Should I have sex with my partner even though I have low libido/sex drive?
Low libido in any relationship can be such a sensitive topic to deal with. Some new mothers may feel guilty saying no to sex with their partner, who then feel rejected or unloved.
Some new mothers share that their partners try to pressure them into sex, or they get tired of their partner asking for sex.
However, it’s important to communicate openly with your partner – it may be helpful to remind your partner (and yourself!) that you’re doing a great job, giving your baby the best nutritional food available and this is a small pay off for now.
Before you know it, breastfeeding will be nothing but a fond memory. Low libido is not worth ending your breastfeeding journey over, because just like a baby’s crying spells, your lack of libido is temporary, not permanent, and will pass.

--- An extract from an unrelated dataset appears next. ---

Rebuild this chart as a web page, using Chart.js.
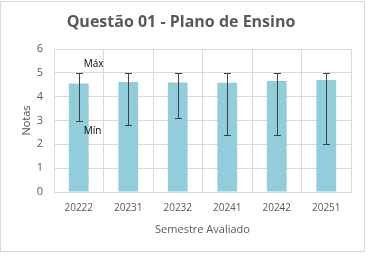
<!DOCTYPE html>
<html><head><meta charset="utf-8">
<script src="https://cdn.jsdelivr.net/npm/chart.js@4/dist/chart.umd.min.js"></script>
<style>html,body{margin:0;padding:0;background:#fff}#w{width:368px;height:256px;position:relative}</style>
</head><body><div id="w"><canvas id="c" width="368" height="256"></canvas></div>
<script>
const categories = ["20222","20231","20232","20241","20242","20251"];
const notas = [4.55, 4.62, 4.59, 4.58, 4.66, 4.70];
const minimos = [3.0, 2.8, 3.1, 2.4, 2.4, 2.0];
const maximos = [5, 5, 5, 5, 5, 5];
const yTicks = [0,1,2,3,4,5,6];
const chartTitle = 'Questão 01 - Plano de Ensino';

const FONT = "'Open Sans', sans-serif";
const errorBars = {
  id: 'errorBars',
  beforeDraw(chart) {
    const ctx = chart.ctx;
    ctx.save();
    ctx.strokeStyle = '#d9d9d9';
    ctx.lineWidth = 1;
    ctx.strokeRect(0.5, 1.5, 364, 250);
    ctx.fillStyle = '#595959';
    ctx.font = "bold 16px " + FONT;
    ctx.textAlign = 'center';
    ctx.textBaseline = 'middle';
    ctx.fillText(chartTitle, 181, 22);
    ctx.restore();
  },
  afterDatasetsDraw(chart) {
    const ctx = chart.ctx, y = chart.scales.y;
    const meta = chart.getDatasetMeta(0);
    ctx.save();
    ctx.strokeStyle = '#404040';
    ctx.lineWidth = 1;
    meta.data.forEach((bar, i) => {
      const x = Math.round(bar.x) + 0.5;
      const y1 = Math.round(y.getPixelForValue(maximos[i])) + 0.5;
      const y2 = Math.round(y.getPixelForValue(minimos[i])) + 0.5;
      ctx.beginPath();
      ctx.moveTo(x, y1); ctx.lineTo(x, y2);
      ctx.moveTo(x - 3.5, y1); ctx.lineTo(x + 3.5, y1);
      ctx.moveTo(x - 3.5, y2); ctx.lineTo(x + 3.5, y2);
      ctx.stroke();
    });
    const b0 = meta.data[0];
    ctx.fillStyle = '#000';
    ctx.font = "10px " + FONT;
    ctx.textAlign = 'left';
    ctx.textBaseline = 'middle';
    ctx.fillText('Máx', b0.x + 5, y.getPixelForValue(maximos[0]) - 9);
    ctx.fillText('Mín', b0.x + 5, y.getPixelForValue(minimos[0]) + 11);
    ctx.restore();
  }
};

new Chart(document.getElementById('c'), {
  type: 'bar',
  data: { labels: categories, datasets: [{ data: notas, backgroundColor: '#92cddc', barPercentage: 0.4, categoryPercentage: 1 }] },
  options: {
    responsive: false, animation: false, devicePixelRatio: 1,
    layout: { padding: { left: 20, right: 17, top: 49, bottom: 16 } },
    plugins: {
      legend: { display: false }, tooltip: { enabled: false }, title: { display: false }
    },
    scales: {
      x: {
        afterFit(s) { s.height = 48; },
        grid: { color: '#d9d9d9', offset: true, drawTicks: false },
        border: { color: '#d9d9d9' },
        ticks: { color: '#595959', font: { family: FONT, size: 10 }, padding: 10 },
        title: { display: true, text: 'Semestre Avaliado', color: '#595959', font: { family: FONT, size: 11 }, padding: { top: 6 } }
      },
      y: {
        min: 0, max: 6,
        afterFit(s) { s.width = 34; },
        afterBuildTicks(s) { s.ticks = yTicks.map(v => ({ value: v })); },
        grid: { color: '#d9d9d9', drawTicks: false },
        border: { display: false },
        ticks: { color: '#595959', font: { family: FONT, size: 11 }, padding: 11 },
        title: { display: true, text: 'Notas', color: '#595959', font: { family: FONT, size: 11 }, padding: { top: 0, bottom: 0 } }
      }
    }
  },
  plugins: [errorBars]
});
</script></body></html>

Remind your partner that the loss of sex drive is perfectly normal for a breastfeeding mother, and is nothing to do with your feelings for them, but more to do with a ‘tap’ being turned down (or off!) to make way for something else.
If you don’t want to have sex, don’t, but in this case, try to make sure you find other ways to create intimacy in your relationship to keep it strong. Of course, a baby will take up a great deal of your time, so you both need to find little ways to take care of each other too because, before the baby, there was the two of you – and one day when he or she leaves home, it’ll be back to just the two of you again. It’s important to keep nurturing your relationship through all the ups and downs.
Some ideas you might like to suggest is to give each other a candlelight massage (with permission to fall asleep!), go out to dinner, hold hands, snuggle up and watch a movie together, take a bubble bath, or shower together – the sky is the limit. Get creative and be patient – your sex drive will return again.
If you or your partner are struggling with a lack of sex in your relationship, please see a sex therapist or counselor. The last thing you want is for this to create resent or other problems when you’ve just had a baby.
On the other hand, if you’re keen or open to connecting with your partner on a sexual level, even though you can’t feel that usual excitement, then it’s always worth a go. You never know, you just might end up enjoying yourself!